Henry David Thoreau did not believe that technology would accomplish anything. In his time, the biggest technological boom was railroads, and things to travel on railroads, and things to make travel via railroad even faster. The 1840s were a long time ago. In Thoreau’s writings, one can certainly see that he would prefer a cabin in the woods to anything else; he was an isolationist. He never even married. It’s the year 2008 now, and I happen to own a cabin in the woods. It’s backed up by a lake and has thick woods separating it from the lot next door. It’s up in the Pocono mountains – a little bit of solitude and escape only two hours away. And I’m not married,…nor am I an isolationist, nor do I believe it possible. And yet I feel comfortable being alone up there. But there’s no denying the influx of technology even there. We have to have electricity. So the cabin is wired. We have to be warm and we have to cook, so we have a big ol’ propane tank outside. And of course, there’s a community center that’s got a high-speed WAN (that’s “wide-area network” – or just plain Internet). But even in this fast-paced, un-Thoreau society, I feel at peace up there.
That’s my idea of isolation (I don’t use the internet up there). The benefits of advancing technology are undeniable. The downsides, though, seem to evade our grasp. How many child nutrition specialists have been on Fox and Friends, or in Parents magazine, scaring the general public into strictly regulating their children’s diets and forcing them to exercise because of their hitherto unrestricted access to video games, computers, and generally physically unfit activities? How many preteen girls have been abducted through stupidity using the Internet? How many people need to be in fatal car accidents – hybrid or not - because they’re texting while driving?
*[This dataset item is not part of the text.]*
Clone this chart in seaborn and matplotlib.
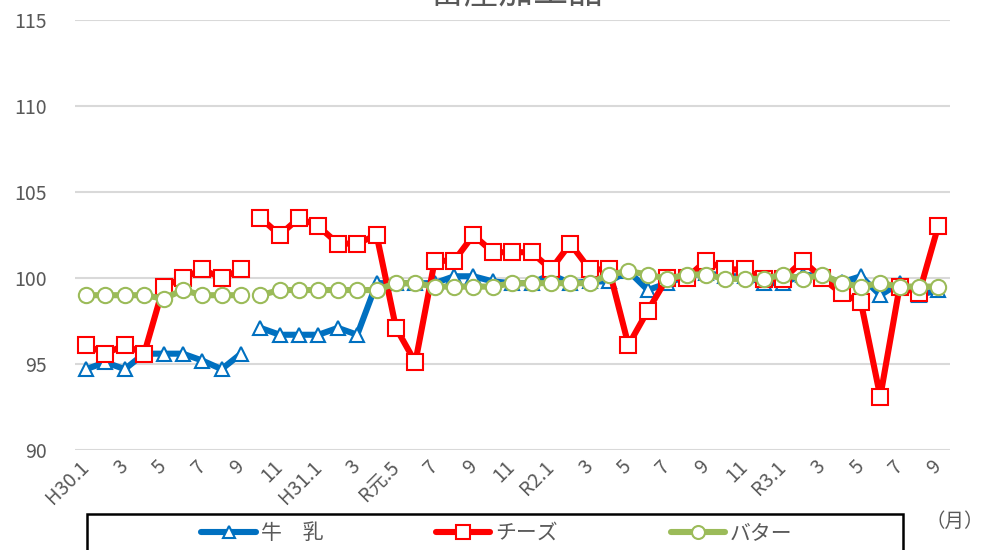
import numpy as np
import pandas as pd
import matplotlib
matplotlib.use("Agg")
import matplotlib.pyplot as plt
from matplotlib.lines import Line2D
from matplotlib.patches import Rectangle
import seaborn as sns

# ---- data ----
tick_labels = ["H30.1", "3", "5", "7", "9", "11", "H31.1", "3", "R元.5", "7", "9", "11",
               "R2.1", "3", "5", "7", "9", "11", "R3.1", "3", "5", "7", "9"]
series_names = ["牛　乳", "チーズ", "バター"]
milk = [94.7, 95.1, 94.7, 95.6, 95.6, 95.6, 95.2, 94.7, 95.6,
        97.1, 96.7, 96.7, 96.7, 97.1, 96.7, 99.7, 99.7, 99.7, 99.7, 100.1,
        100.1, 99.8, 99.7, 99.7, 100.2, 99.7, 99.8, 99.8, 100.4, 99.3,
        99.7, 100.1, 100.3, 100.1, 100.1, 99.7, 99.7, 100.2, 100.1, 99.75,
        100.1, 99.0, 99.7, 99.0, 99.3]
cheese = [96.1, 95.6, 96.1, 95.6, 99.5, 100.0, 100.5, 100.0, 100.5,
          103.5, 102.5, 103.5, 103.0, 102.0, 102.0, 102.5, 97.1, 95.1, 101.0, 101.0,
          102.5, 101.5, 101.5, 101.5, 100.5, 102.0, 100.5, 100.5, 96.1, 98.1,
          100.0, 100.0, 101.0, 100.5, 100.5, 99.95, 99.95, 101.0, 100.0, 99.1,
          98.6, 93.1, 99.5, 99.1, 103.05]
butter = [99.0, 99.0, 99.0, 99.0, 98.8, 99.3, 99.0, 99.0, 99.0,
          99.0, 99.3, 99.3, 99.3, 99.3, 99.3, 99.3, 99.7, 99.7, 99.5, 99.5,
          99.5, 99.5, 99.7, 99.7, 99.7, 99.7, 99.7, 100.2, 100.4, 100.2,
          99.95, 100.2, 100.2, 99.95, 99.95, 99.95, 100.2, 99.95, 100.2, 99.7,
          99.5, 99.7, 99.5, 99.5, 99.5]
# series break after the 9th month (index 8)
segment = [0] * 9 + [1] * 36

colors = {"牛　乳": "#0070C0", "チーズ": "#FF0000", "バター": "#9BBB59"}
markers = {"牛　乳": "^", "チーズ": "s", "バター": "o"}
msizes = {"牛　乳": 10, "チーズ": 12, "バター": 11}

n = len(milk)
df = pd.DataFrame({
    "idx": list(range(n)) * 3,
    "val": milk + cheese + butter,
    "series": [series_names[0]] * n + [series_names[1]] * n + [series_names[2]] * n,
    "seg": segment * 3,
})

sns.set_theme(style="white")
plt.rcParams["font.family"] = ["Noto Sans CJK JP", "DejaVu Sans"]

fig = plt.figure(figsize=(9.85, 5.5), dpi=100)
ax = fig.add_axes([75 / 985, 1 - 450 / 550, (950 - 75) / 985, 430 / 550])

for name in series_names:
    sub = df[df["series"] == name]
    sns.lineplot(data=sub, x="idx", y="val", units="seg", estimator=None,
                 color=colors[name], lw=4.4, marker=markers[name],
                 markersize=msizes[name], markerfacecolor="white",
                 markeredgecolor=colors[name], markeredgewidth=1.5,
                 ax=ax, legend=False, clip_on=False)

for ln in ax.lines:
    ln.set_markeredgecolor(ln.get_color())

ax.set_xlim(-0.57, 44.6)
ax.set_ylim(90, 115)
ax.set_yticks([90, 95, 100, 105, 110, 115])
ax.set_xticks(list(range(0, n, 2)))
ax.set_xticklabels(tick_labels, rotation=45, ha="right", rotation_mode="anchor",
                   va="center")
ax.tick_params(axis="y", length=0, pad=20, labelsize=14, labelcolor="#595959")
ax.tick_params(axis="x", length=0, pad=10, labelsize=14, labelcolor="#595959")
ax.set_xlabel("")
ax.set_ylabel("")
ax.yaxis.grid(True, color="#d9d9d9", lw=1.5)
ax.xaxis.grid(False)
ax.set_axisbelow(True)
for s in ax.spines.values():
    s.set_visible(False)

# title (partially cut at top, as in reference)
fig.text(516 / 985, 1 - 2 / 550, "畜産加工品", ha="center", va="baseline",
         fontsize=25, color="#595959")

# month unit
fig.text(955 / 985, 1 - 521 / 550, "（月）", ha="center", va="center",
         fontsize=14, color="#595959")

# legend box
rect = Rectangle((87 / 985, -0.05), (903 - 87) / 985, 0.05 + 1 - 514 / 550,
                 transform=fig.transFigure, fill=False, edgecolor="black",
                 lw=1.8, clip_on=False)
fig.patches.append(rect)

handles = [Line2D([0], [0], color=colors[nm], lw=4.4, marker=markers[nm],
                  markersize=msizes[nm] * 0.85, markerfacecolor="white",
                  markeredgecolor=colors[nm], markeredgewidth=1.5)
           for nm in series_names]
fig.legend(handles, series_names, loc="center", ncol=3,
           bbox_to_anchor=(497 / 985, 1 - 533 / 550), frameon=False,
           fontsize=15, handlelength=2.6, handletextpad=0.25,
           columnspacing=5.4, labelcolor="#595959")

fig.savefig("out.png", dpi=100)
A lot of crotchety old “experts” will probably have you believe that all this technological invasion of our otherwise bland lifestyles is a terrible thing that is corrupting modern society. Unfortunately for them, they fail to realize that modern society is shaped by technology such as this, not corrupted by it. Take it all away – and what are we left with? Would it be a society like the isolationist, contemplative one that Thoreau imagined? Or would we find that our dependence on modern entities is more than skin-deep?